## EXERCISE REQUIREMENTS
Nothing but the lines from the top of the data to the line holding "8.0, 8.66, 9.24]" should be printed, word for word and both ends included; leave the pictures out.

====== SUPPLIED INFORMATION

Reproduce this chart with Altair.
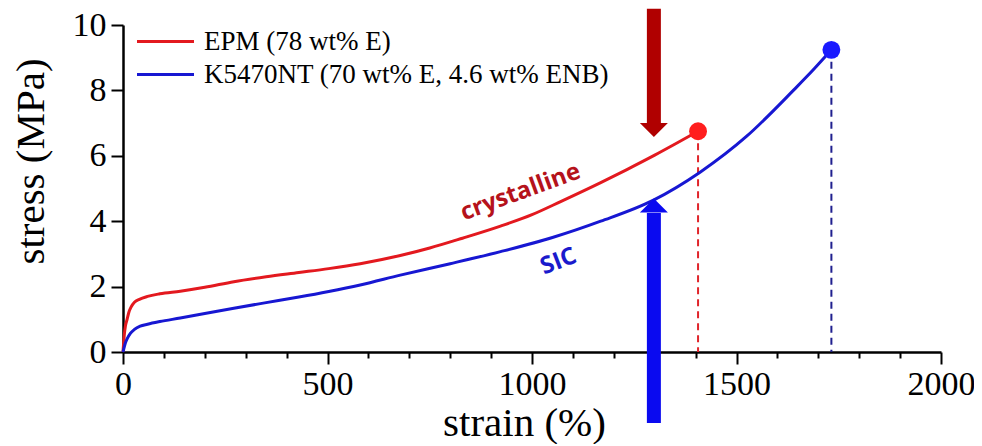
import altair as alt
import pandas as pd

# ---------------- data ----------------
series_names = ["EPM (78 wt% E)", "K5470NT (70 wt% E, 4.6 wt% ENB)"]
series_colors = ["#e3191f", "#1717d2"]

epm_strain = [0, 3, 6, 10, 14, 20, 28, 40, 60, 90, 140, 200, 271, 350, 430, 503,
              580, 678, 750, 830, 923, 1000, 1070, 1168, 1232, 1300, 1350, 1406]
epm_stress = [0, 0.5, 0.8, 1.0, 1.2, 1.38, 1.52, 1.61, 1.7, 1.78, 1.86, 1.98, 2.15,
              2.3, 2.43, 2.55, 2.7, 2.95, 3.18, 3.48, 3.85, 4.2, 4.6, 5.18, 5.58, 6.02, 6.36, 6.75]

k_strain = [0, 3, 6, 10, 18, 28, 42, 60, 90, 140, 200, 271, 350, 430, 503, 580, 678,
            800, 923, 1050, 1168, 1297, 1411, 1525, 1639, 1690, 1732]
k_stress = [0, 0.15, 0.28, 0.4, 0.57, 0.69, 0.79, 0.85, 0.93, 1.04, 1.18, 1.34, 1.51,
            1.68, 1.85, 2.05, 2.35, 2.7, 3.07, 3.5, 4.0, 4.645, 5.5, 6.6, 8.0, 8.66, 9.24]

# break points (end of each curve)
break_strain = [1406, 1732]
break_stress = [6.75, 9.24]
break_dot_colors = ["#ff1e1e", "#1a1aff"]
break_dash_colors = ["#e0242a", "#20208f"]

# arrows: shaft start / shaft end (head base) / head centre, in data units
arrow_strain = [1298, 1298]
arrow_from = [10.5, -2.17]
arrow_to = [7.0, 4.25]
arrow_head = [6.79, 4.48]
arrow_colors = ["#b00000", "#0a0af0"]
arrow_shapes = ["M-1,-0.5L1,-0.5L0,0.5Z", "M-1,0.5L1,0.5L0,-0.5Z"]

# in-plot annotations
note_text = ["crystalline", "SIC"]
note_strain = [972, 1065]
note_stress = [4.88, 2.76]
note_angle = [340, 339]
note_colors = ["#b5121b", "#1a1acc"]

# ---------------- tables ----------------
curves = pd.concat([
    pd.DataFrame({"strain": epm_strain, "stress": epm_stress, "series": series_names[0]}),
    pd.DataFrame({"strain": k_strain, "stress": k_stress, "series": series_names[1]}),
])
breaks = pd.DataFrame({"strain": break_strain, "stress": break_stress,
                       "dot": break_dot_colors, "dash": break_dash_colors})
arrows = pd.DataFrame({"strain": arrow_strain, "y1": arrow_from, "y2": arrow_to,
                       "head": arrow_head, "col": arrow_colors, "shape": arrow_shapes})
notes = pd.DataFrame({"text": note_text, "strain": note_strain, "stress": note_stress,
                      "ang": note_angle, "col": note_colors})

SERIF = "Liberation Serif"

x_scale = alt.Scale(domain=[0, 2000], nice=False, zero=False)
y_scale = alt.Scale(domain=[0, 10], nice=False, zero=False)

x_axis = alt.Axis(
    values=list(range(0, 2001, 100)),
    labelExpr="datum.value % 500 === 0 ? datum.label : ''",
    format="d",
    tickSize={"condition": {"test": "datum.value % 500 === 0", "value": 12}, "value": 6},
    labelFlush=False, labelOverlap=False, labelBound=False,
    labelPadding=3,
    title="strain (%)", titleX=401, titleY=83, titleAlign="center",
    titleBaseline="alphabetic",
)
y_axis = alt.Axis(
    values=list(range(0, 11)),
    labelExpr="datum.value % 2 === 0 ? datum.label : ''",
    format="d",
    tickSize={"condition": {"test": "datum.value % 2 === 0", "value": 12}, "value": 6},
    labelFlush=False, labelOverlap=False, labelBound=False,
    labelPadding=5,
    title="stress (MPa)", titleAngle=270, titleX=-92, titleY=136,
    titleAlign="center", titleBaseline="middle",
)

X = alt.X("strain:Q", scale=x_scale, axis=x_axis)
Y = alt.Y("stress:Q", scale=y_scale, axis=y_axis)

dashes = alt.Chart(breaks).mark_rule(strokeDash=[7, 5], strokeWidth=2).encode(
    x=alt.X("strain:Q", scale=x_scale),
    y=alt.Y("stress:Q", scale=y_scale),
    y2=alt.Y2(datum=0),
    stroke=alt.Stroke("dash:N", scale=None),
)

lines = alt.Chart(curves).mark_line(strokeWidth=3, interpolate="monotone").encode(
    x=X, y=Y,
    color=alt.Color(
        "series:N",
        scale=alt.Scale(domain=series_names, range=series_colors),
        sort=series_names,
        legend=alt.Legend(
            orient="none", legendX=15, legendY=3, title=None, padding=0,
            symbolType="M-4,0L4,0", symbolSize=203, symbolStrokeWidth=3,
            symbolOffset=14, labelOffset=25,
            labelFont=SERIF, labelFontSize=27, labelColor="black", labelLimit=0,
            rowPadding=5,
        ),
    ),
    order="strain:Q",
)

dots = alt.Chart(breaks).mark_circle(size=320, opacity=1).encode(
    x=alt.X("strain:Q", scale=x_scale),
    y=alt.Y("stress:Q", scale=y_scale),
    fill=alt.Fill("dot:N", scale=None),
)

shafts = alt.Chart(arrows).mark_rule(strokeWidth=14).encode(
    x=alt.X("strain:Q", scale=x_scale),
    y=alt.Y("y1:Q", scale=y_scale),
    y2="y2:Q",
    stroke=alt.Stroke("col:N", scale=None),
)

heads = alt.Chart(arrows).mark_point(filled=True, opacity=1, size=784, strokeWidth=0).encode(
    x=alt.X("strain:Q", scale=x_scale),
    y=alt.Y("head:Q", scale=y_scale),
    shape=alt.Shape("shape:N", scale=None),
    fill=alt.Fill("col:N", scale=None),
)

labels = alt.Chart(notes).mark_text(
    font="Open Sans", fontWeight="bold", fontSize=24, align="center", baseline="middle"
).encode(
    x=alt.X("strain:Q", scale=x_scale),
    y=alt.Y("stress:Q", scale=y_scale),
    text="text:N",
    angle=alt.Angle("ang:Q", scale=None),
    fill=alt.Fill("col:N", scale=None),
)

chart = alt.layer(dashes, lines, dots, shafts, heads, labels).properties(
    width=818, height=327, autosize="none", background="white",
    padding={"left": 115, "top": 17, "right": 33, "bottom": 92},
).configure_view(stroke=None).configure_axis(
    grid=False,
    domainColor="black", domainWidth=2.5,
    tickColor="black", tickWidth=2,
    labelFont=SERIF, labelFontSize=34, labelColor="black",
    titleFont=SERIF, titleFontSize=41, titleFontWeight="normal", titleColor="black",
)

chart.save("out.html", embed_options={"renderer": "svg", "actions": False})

============

## THE RESULT
Reproduce this chart with Altair.
import altair as alt
import pandas as pd

# ---------------- data ----------------
series_names = ["EPM (78 wt% E)", "K5470NT (70 wt% E, 4.6 wt% ENB)"]
series_colors = ["#e3191f", "#1717d2"]

epm_strain = [0, 3, 6, 10, 14, 20, 28, 40, 60, 90, 140, 200, 271, 350, 430, 503,
              580, 678, 750, 830, 923, 1000, 1070, 1168, 1232, 1300, 1350, 1406]
epm_stress = [0, 0.5, 0.8, 1.0, 1.2, 1.38, 1.52, 1.61, 1.7, 1.78, 1.86, 1.98, 2.15,
              2.3, 2.43, 2.55, 2.7, 2.95, 3.18, 3.48, 3.85, 4.2, 4.6, 5.18, 5.58, 6.02, 6.36, 6.75]

k_strain = [0, 3, 6, 10, 18, 28, 42, 60, 90, 140, 200, 271, 350, 430, 503, 580, 678,
            800, 923, 1050, 1168, 1297, 1411, 1525, 1639, 1690, 1732]
k_stress = [0, 0.15, 0.28, 0.4, 0.57, 0.69, 0.79, 0.85, 0.93, 1.04, 1.18, 1.34, 1.51,
            1.68, 1.85, 2.05, 2.35, 2.7, 3.07, 3.5, 4.0, 4.645, 5.5, 6.6, 8.0, 8.66, 9.24]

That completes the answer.